Challenge = Extract the first line of the entries below and every line after it up to the one containing "11, 12, 13];", both kept. Pictures are excluded.
╔══
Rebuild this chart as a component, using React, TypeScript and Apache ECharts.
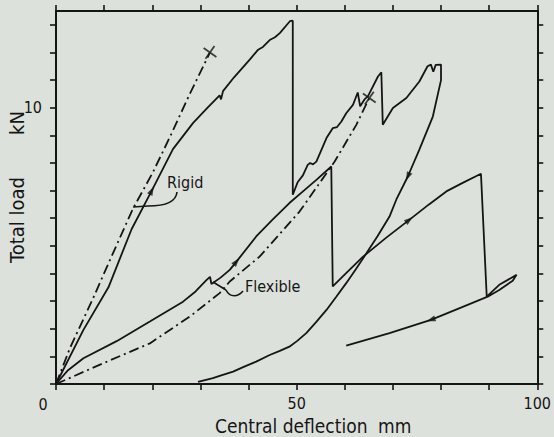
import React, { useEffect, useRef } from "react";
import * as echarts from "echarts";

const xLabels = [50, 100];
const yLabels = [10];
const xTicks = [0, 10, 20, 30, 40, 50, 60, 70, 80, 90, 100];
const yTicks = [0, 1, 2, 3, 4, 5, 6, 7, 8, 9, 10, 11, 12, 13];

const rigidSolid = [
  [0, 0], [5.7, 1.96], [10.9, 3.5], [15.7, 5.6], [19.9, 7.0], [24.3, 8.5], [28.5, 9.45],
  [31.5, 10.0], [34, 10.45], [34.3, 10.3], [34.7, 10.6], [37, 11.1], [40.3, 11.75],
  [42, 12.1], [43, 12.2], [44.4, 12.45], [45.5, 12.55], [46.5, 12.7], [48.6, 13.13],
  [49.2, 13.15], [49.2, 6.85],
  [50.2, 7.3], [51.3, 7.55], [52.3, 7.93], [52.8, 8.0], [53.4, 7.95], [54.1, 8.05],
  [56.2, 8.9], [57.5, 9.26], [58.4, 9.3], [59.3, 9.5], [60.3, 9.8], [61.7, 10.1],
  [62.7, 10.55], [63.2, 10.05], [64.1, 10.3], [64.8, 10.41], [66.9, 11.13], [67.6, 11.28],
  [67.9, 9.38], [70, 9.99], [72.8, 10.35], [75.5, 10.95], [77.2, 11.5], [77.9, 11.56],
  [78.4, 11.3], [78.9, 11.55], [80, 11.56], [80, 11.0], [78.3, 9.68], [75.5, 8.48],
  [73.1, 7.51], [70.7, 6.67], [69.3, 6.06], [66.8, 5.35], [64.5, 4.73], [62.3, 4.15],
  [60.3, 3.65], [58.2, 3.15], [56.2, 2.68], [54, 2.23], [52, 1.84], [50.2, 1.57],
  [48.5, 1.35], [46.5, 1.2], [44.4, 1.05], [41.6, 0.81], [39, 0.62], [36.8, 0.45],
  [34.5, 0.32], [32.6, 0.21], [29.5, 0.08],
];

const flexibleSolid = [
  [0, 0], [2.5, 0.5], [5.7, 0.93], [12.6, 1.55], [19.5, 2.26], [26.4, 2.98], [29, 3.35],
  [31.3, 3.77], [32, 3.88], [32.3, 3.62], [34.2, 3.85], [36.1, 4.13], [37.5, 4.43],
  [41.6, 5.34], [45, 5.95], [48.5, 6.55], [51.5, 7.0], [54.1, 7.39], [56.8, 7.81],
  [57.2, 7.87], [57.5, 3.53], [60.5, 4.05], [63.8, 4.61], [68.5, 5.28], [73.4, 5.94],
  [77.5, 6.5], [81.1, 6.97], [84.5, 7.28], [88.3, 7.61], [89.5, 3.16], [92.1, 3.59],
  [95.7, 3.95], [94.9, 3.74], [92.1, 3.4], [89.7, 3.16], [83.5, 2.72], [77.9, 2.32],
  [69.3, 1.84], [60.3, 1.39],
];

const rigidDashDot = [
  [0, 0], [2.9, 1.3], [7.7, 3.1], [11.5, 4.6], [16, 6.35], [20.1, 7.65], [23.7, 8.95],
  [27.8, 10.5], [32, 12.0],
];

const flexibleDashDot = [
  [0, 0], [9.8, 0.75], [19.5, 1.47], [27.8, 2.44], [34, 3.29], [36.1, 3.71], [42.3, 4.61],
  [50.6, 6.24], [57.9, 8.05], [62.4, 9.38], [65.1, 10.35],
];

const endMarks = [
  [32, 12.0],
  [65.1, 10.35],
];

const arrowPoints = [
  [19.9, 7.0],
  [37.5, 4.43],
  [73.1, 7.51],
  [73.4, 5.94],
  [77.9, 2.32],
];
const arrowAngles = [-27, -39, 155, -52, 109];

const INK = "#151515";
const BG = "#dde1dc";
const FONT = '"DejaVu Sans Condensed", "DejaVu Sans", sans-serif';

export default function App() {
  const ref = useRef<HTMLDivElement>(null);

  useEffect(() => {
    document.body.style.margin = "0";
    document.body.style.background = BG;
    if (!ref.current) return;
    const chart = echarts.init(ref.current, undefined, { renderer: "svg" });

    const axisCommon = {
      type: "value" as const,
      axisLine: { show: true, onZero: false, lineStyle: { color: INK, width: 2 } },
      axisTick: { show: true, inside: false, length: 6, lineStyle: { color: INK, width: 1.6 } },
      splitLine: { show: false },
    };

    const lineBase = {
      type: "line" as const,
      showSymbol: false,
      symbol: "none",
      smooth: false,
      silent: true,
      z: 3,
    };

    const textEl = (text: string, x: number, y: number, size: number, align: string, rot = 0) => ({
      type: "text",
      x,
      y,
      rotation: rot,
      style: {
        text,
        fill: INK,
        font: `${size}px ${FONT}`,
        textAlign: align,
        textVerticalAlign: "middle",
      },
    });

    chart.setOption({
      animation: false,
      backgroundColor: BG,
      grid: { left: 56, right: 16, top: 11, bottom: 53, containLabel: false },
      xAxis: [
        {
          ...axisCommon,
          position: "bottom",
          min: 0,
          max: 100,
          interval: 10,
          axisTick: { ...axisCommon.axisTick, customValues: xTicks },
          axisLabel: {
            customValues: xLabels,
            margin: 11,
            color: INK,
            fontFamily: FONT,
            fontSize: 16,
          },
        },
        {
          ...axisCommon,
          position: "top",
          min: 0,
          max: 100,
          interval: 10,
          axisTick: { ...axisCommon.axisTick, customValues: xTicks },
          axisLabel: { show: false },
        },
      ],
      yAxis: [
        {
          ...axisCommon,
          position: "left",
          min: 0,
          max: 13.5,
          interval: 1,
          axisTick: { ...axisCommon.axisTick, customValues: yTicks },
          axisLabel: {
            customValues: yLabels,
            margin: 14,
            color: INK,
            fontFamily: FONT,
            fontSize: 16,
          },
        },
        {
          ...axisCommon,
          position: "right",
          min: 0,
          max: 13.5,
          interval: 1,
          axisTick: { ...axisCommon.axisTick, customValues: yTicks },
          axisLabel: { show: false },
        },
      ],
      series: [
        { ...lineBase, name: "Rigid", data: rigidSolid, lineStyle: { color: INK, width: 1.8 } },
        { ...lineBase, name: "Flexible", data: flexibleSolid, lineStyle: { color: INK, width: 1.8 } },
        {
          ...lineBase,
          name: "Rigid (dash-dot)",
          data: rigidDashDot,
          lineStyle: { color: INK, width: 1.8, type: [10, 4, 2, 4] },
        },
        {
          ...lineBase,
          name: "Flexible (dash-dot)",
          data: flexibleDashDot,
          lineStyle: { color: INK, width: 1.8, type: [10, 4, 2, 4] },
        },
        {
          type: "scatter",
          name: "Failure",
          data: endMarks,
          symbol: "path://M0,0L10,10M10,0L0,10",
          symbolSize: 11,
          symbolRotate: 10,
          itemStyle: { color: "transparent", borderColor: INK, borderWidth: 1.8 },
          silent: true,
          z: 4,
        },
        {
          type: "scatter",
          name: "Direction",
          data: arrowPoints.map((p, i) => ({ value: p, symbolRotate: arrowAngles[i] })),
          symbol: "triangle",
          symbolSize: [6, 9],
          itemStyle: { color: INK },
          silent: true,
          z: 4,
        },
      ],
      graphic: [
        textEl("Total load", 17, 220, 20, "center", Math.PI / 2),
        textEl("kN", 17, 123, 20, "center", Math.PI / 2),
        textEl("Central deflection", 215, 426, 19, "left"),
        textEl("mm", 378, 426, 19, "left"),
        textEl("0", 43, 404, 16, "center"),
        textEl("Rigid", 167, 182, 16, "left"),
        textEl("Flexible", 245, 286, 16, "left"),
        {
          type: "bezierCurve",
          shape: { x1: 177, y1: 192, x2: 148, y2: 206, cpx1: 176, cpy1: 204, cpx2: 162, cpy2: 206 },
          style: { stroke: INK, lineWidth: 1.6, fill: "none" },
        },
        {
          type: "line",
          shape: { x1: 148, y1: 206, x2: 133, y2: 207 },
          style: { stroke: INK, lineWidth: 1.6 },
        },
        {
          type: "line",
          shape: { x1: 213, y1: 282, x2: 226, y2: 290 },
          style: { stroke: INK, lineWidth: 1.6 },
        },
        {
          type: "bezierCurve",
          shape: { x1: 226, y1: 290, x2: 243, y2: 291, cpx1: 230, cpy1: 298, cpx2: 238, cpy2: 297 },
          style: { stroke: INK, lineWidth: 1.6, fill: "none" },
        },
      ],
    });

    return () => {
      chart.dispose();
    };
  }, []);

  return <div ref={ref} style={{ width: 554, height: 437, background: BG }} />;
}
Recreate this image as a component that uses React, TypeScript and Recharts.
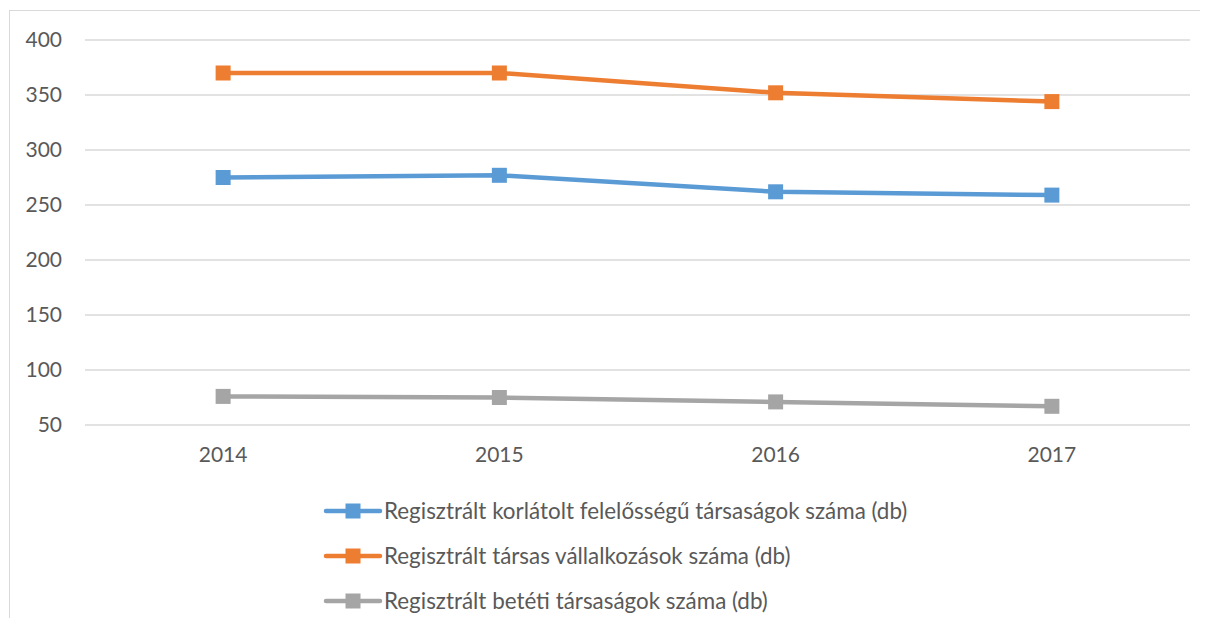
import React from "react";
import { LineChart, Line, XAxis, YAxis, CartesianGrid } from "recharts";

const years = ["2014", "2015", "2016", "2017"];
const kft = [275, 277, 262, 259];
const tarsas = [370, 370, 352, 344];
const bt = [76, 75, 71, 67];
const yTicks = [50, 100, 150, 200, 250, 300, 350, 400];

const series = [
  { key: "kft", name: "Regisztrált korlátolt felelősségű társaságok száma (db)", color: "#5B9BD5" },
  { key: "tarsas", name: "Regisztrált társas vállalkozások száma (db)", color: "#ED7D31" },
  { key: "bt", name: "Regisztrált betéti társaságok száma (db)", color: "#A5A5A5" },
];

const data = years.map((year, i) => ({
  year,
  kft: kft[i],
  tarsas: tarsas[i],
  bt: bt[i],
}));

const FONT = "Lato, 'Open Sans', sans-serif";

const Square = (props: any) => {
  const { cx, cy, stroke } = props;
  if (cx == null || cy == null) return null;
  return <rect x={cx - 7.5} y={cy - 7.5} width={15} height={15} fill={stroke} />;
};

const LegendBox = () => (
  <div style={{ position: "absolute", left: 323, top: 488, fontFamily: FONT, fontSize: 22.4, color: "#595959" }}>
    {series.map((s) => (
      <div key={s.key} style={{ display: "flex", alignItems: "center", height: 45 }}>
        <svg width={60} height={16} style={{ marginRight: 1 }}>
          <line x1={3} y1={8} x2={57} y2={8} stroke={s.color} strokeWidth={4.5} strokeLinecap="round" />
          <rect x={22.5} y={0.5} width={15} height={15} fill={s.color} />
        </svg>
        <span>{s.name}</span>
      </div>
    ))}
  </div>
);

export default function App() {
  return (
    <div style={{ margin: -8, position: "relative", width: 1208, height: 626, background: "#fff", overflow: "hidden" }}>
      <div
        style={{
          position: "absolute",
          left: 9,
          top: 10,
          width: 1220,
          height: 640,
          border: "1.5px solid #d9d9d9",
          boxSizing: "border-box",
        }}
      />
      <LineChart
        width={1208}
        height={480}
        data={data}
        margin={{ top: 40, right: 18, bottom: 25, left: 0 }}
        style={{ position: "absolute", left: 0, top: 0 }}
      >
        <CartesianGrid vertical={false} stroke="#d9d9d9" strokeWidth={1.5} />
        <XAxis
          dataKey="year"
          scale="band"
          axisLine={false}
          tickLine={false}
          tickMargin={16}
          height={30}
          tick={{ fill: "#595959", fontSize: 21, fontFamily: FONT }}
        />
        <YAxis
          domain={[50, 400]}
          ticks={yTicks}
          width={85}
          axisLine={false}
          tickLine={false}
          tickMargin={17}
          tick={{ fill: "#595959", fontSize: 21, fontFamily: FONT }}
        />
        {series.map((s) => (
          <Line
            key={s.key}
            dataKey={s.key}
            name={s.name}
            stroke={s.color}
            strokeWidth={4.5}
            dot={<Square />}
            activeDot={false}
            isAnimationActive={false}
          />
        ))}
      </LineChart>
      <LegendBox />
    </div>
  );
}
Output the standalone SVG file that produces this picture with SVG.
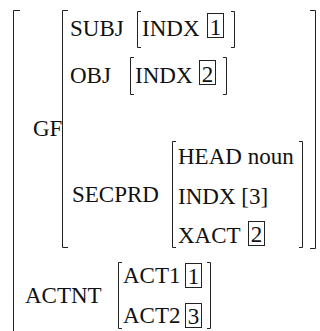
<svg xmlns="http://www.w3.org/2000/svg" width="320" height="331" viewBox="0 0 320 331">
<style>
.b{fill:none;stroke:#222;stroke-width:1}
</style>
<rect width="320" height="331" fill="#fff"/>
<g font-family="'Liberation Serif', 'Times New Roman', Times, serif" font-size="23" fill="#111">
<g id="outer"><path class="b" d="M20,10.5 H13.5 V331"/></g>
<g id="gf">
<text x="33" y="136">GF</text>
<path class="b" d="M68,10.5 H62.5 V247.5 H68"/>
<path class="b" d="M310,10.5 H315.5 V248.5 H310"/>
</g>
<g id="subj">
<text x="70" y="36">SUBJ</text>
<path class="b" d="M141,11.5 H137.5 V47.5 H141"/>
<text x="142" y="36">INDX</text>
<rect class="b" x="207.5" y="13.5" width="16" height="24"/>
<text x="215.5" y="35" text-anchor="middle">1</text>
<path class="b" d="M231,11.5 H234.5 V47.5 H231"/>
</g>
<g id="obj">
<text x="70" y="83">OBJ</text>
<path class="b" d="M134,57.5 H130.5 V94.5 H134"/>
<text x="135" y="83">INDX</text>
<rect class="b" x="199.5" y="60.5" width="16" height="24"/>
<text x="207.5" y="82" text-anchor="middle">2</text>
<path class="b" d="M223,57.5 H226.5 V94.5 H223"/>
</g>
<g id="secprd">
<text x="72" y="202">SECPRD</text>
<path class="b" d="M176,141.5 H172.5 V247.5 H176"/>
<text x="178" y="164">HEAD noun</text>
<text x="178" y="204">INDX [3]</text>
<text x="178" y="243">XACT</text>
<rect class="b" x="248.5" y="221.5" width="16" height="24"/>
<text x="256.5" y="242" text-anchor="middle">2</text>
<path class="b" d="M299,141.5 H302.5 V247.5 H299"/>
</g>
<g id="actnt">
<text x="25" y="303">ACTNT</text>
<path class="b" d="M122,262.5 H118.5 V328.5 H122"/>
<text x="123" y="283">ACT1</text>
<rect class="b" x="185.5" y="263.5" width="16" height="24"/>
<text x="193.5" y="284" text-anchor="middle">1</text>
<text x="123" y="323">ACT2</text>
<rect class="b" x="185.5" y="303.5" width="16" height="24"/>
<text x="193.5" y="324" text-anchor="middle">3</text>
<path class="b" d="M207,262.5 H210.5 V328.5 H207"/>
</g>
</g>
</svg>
╚══
Finished task =
Rebuild this chart as a component, using React, TypeScript and Apache ECharts.
import React, { useEffect, useRef } from "react";
import * as echarts from "echarts";

const xLabels = [50, 100];
const yLabels = [10];
const xTicks = [0, 10, 20, 30, 40, 50, 60, 70, 80, 90, 100];
const yTicks = [0, 1, 2, 3, 4, 5, 6, 7, 8, 9, 10, 11, 12, 13];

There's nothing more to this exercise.